Accordingly, the book’s middle chapters identify the fault lines in three different utopian mechanisms, drawn from a taxonomy of plotlines identified by Octavia Butler. What-If plots defamiliarize the world, enabling us to see it anew but also potentially estranging us in ways that don’t lead to action. By contrast, If-Only plots can mobilize us but at the risk of encouraging wishful thinking. Finally, If-This-Goes-On plots can serve as warnings that identify real approaching perils but at the risk of producing defeatism.

Interestingly and importantly, though these forms of emplotment are drawn from fiction, Thaler applies them to political theorizing. These chapters productively pair more explicitly theoretical or political texts with works of speculative fiction, illuminating how these different kinds of texts can educate desire in similar and complementary ways. Chapter 3 considers the Gaia Hypothesis, first as developed by James Lovelock and then as taken up by Bruno Latour before turning to the Broken Earth trilogy by N. K. Jemisin. According to Thaler, ‘the notion that our planet is alive, an actor in its own right’ (p. 97) helps us imagine new forms of agency beyond entrenched dichotomies between the human and non-human but ultimately ‘ends up eclipsing reflections about what should be done concretely, here and now’ (p. 145).

To educate desire in a more action-oriented way, Chapter 4 turns to If-Only utopias in the form of ecomodernisms of the right and left, represented by Steven Pinker and a special issue of Jacobin, before analyzing Kim Stanley Robinson’s Science in the Capital trilogy. Here the aim is to educate desire to avoid ‘exacerbating feelings of fatalistic resignation about climate change’ (p. 211), though such determined efforts to impel hope can push too far into wishful thinking.

Such wishful thinking is in turn chastened by the If-This-Goes-On dystopias analyzed in Chapter 5, which caution against confidence that we are prepared for what is coming. Thaler analyzes a range of political texts, including Roy Scranton’s Learning How to Die in the Anthropocene and Paul Kingsnorth and Dougald Hine’s Uncivilisation: The Dark Mountain Manifesto. He praises these texts for demolishing false hopes but faults them for lapsing into ‘decidedly apolitical memory-making’ instead of making their reflections available ‘to be reinscribed into social struggles that are already under way’ (p. 248). Thaler traces some similar dynamics at work in Margaret Atwood’s MaddAddam trilogy, though he concludes that all these texts are helpful for ‘thinking through the cataclysm as a preventative exercise in cognitive and affective resilience’ (p. 280).

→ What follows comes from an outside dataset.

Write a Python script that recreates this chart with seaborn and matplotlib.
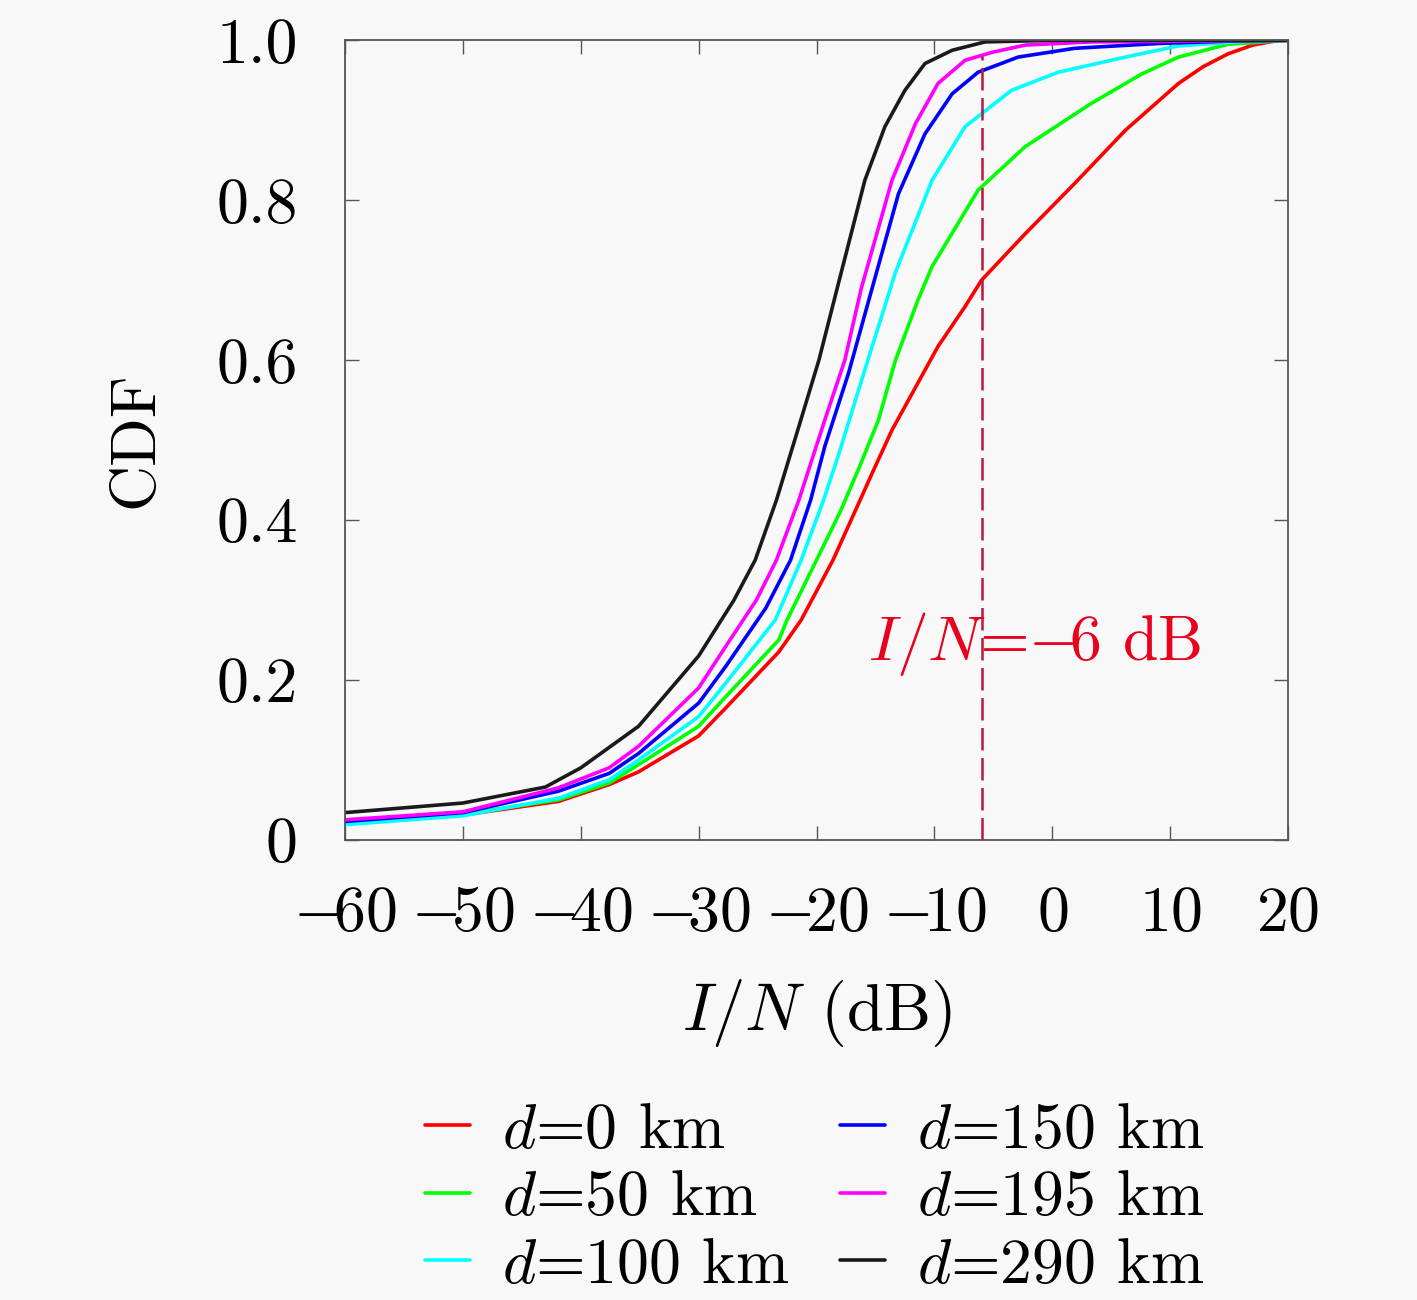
import matplotlib
matplotlib.use("Agg")
import matplotlib.pyplot as plt
import numpy as np
import pandas as pd
import seaborn as sns

sns.set_style("ticks", rc={"text.color": "black", "axes.labelcolor": "black",
                           "xtick.color": "black", "ytick.color": "black"})

plt.rcParams["font.family"] = ["cmr10", "DejaVu Serif"]
plt.rcParams["mathtext.fontset"] = "cm"
plt.rcParams["axes.formatter.use_mathtext"] = True
plt.rcParams["axes.unicode_minus"] = False

# CDF of I/N, one curve per distance
labels = ["$d$=0 km", "$d$=50 km", "$d$=100 km",
          "$d$=150 km", "$d$=195 km", "$d$=290 km"]
colors = ["#ff0000", "#00ff00", "#00ffff", "#0000ff", "#ff00ff", "#1a1a1a"]

x_d0 = [-60, -50, -41.9, -37.6, -35.1, -30, -27.7, -23.2, -21.3, -18.6, -16.3,
        -15.3, -13.6, -11.9, -9.7, -7.4, -6.0, -2.3, 1.9, 6.2, 10.7, 12.8,
        14.9, 17, 19.2, 20]
cdf_d0 = [0.021, 0.031, 0.048, 0.069, 0.085, 0.13, 0.165, 0.235, 0.275, 0.35,
          0.425, 0.458, 0.5125, 0.558, 0.617, 0.667, 0.70, 0.758, 0.821,
          0.8875, 0.946, 0.967, 0.983, 0.994, 1.0, 1.0]

x_d50 = [-60, -50, -41.9, -37.6, -35.1, -30, -27.7, -23.2, -22.5, -20.0, -18.0,
         -16.4, -14.75, -13.3, -11.4, -10.2, -6.3, -2.3, 3.3, 7.6, 10.7, 14.9,
         20]
cdf_d50 = [0.021, 0.032, 0.05, 0.071, 0.094, 0.142, 0.179, 0.25, 0.275, 0.35,
           0.41, 0.465, 0.525, 0.60, 0.675, 0.717, 0.8125, 0.867, 0.921, 0.958,
           0.979, 0.995, 1.0]

x_d100 = [-60, -50, -41.9, -37.6, -35.1, -30, -27.7, -23.5, -21.3, -19.4, -18.1,
          -15.9, -13.3, -10.2, -7.4, -3.45, 0.5, 6.2, 10.7, 16.5, 20]
cdf_d100 = [0.019, 0.03, 0.052, 0.075, 0.10, 0.154, 0.196, 0.275, 0.35, 0.425,
            0.483, 0.588, 0.71, 0.825, 0.892, 0.9375, 0.96, 0.979, 0.993,
            0.999, 1.0]

x_d150 = [-60, -50, -41.9, -37.6, -35.1, -30, -27.7, -24.3, -22.2, -20.5,
          -19.3, -17.3, -15.0, -13.05, -10.8, -8.5, -6.3, -2.9, 1.9, 9.0, 15,
          20]
cdf_d150 = [0.023, 0.034, 0.0608, 0.083, 0.108, 0.171, 0.217, 0.29, 0.35,
            0.425, 0.492, 0.583, 0.705, 0.808, 0.883, 0.933, 0.96, 0.979,
            0.99, 0.996, 0.999, 1.0]

x_d195 = [-60, -50, -41.9, -37.6, -35.1, -30, -27.7, -25.1, -23.4, -21.5, -19.3,
          -17.6, -16.2, -13.6, -11.6, -9.7, -7.4, -5.1, -2.3, 3.3, 20]
cdf_d195 = [0.025, 0.035, 0.065, 0.09, 0.117, 0.19, 0.242, 0.30, 0.35, 0.425,
            0.525, 0.60, 0.69, 0.825, 0.896, 0.946, 0.975, 0.985, 0.994,
            0.998, 1.0]

x_d290 = [-60, -50, -43, -40, -35.1, -30, -27, -25.2, -23.4, -21.5, -19.8,
          -17.9, -15.9, -14.2, -12.5, -10.8, -8.5, -5.7, 0, 20]
cdf_d290 = [0.034, 0.046, 0.066, 0.09, 0.142, 0.23, 0.30, 0.35, 0.425, 0.517,
            0.60, 0.71, 0.825, 0.892, 0.9375, 0.971, 0.9875, 0.998, 1.0, 1.0]

xs = [x_d0, x_d50, x_d100, x_d150, x_d195, x_d290]
ys = [cdf_d0, cdf_d50, cdf_d100, cdf_d150, cdf_d195, cdf_d290]

threshold = -6
xticks = [-60, -50, -40, -30, -20, -10, 0, 10, 20]
yticks = [0, 0.2, 0.4, 0.6, 0.8, 1.0]
ytick_labels = ["0", "0.2", "0.4", "0.6", "0.8", "1.0"]

df = pd.concat([pd.DataFrame({"x": x, "cdf": y, "d": lab})
                for x, y, lab in zip(xs, ys, labels)], ignore_index=True)

FS = 46
bg = "#f8f8f8"

fig = plt.figure(figsize=(14.17, 13), dpi=100, facecolor=bg)
ax = fig.add_axes([0.2435, 0.354, 0.6655, 0.615])
ax.set_facecolor(bg)

sns.lineplot(data=df, x="x", y="cdf", hue="d", hue_order=labels,
             palette=colors, linewidth=2.6, ax=ax)
for ln in ax.get_lines():
    ln.set_solid_joinstyle("round")

ax.plot([threshold, threshold], [0, 0.98], color="#b8183c", linewidth=1.8,
        dashes=(9, 3))
ax.text(-15.6, 0.225, r"$I/N$=$-\!$6 dB", color="#e8001c", fontsize=FS,
        ha="left", va="baseline")

ax.set_xlim(-60, 20)
ax.set_ylim(0, 1)
ax.set_xticks(xticks)
ax.set_xticklabels([rf"$-\!{-v}$" if v < 0 else f"${v}$" for v in xticks])
ax.set_yticks(yticks)
ax.set_yticklabels(ytick_labels)
ax.tick_params(direction="in", length=10, width=1, color="#555555",
               labelcolor="black", labelsize=FS, top=True, right=True)
ax.tick_params(axis="x", pad=33)
ax.tick_params(axis="y", pad=34)
for sp in ax.spines.values():
    sp.set_color("#555555")
    sp.set_linewidth(1.3)

ax.set_xlabel("$I/N$ (dB)", fontsize=FS + 2, labelpad=24)
ax.set_ylabel("CDF", fontsize=FS, labelpad=37)

ax.legend(loc="upper center", bbox_to_anchor=(0.575, 0.1715),
          bbox_transform=fig.transFigure, ncol=2, frameon=False,
          fontsize=FS, handlelength=0.7, handletextpad=0.5,
          columnspacing=0.8, labelspacing=0.15, borderaxespad=0)

fig.savefig("out.png", dpi=100, facecolor=bg)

As this overview suggests, No Other Planet covers an enormous amount of ground, drawing from an admirably wide range of texts and showing an impressive mastery of multiple literatures. This fits the book’s focus on the education of desire, since there are so many channels through which desire might be educated. It’s also an important way of decentering traditional approaches to political theory, showing that other ways of engaging with politics may illuminate our present circumstances better than the familiar tools of abstraction and generalization. In that way, the book is an exemplar of problem-driven interdisciplinarity and a model of how theorists can and should make use of cultural resources to understand our world.

However, the book also sometimes exhibits interdisciplinarity’s fault lines, as it occasionally becomes entangled in issues that—at least to the political theorist—feel tangential to the central argument, as when a section is devoted to the question, ‘Should the Science Fiction/Fantasy Distinction Be Abolished?’ (pp. 119–123). Thaler notes, ‘we have seen how intricate the notion of utopianism as the education of desire actually is’ (p. 96), and sometimes I wished the book was less intricate and made starker claims. To use the language of orientation: sometimes when you’re lost in the forest, being oriented requires detailed information about the trees surrounding you, but other times, you just want to be reminded which way is north.

Let me mention two further ways the book’s account might be developed to orient us better. The first concerns its account of how speculative fiction educates desire. Thaler writes, ‘Via character-driven plot lines that intensify experiential texture and depth, storytelling in the Anthropocene enables the reader to navigate a perplexing future, which in turn sheds light on the present moment’ (p. 285). I worry that this focus on plot as way of adding depth to experience scants other ways that fiction can engage desire. Formal and aesthetic qualities can also shape orientation, creating moods and producing friction with prevailing forms of experience. The book’s omission of these is particularly striking since Thaler begins and ends with discussions of Robert Musil’s The Man Without Qualities—a masterpiece of modernist fiction which is far from plot-driven. Musil’s protagonist Ulrich introduces a distinction between a rationalist ‘utopia of precision’ and a more sentiment-centered ‘utopia of essayism’; Thaler sees the latter as ‘especially promising’ for his project (p. 294). Yet the book’s tendency to reduce fiction to plot, and its persistent interest in taxonomizing utopias, sometimes works at cross purposes to this and betrays a fondness for the utopia of precision that characterizes so much contemporary philosophy.

Finally, though Thaler describes three sites of utopianism—political and social theory; fictional narratives; and social movements and experiments in communal living (p. 7)—actual political practices are largely not discussed. Political texts are considered discursively and not in connection to the experience of political action and whatever utopian moment it might contain. In that way, Thaler’s criticism of eco-pessimists like Scranton for failing to connect to really existing social movements might also be applied to No Other Planet. While Thaler sees If-Only utopias galvanizing us to action, the book does not engage with questions about the strategy and tactics for confronting fossil capital, leaving it unclear what action we ought to be galvanized to. Thaler persuasively writes, ‘Far from succumbing to escapist wishful thinking or totalitarian social engineering, utopianism sets into motion a critical and transformative interrogation of the present that bridges the imagination and action’ (p. 51), yet the bridge Thaler has built does not always quite span this gap.

Nevertheless, Thaler has initiated an important project that I hope he and others will continue. We are urgently in need of imaginative approaches to the climate crisis and No Other Planet offers both an outstanding guide to existing utopian efforts and a model for how political theorists might join them.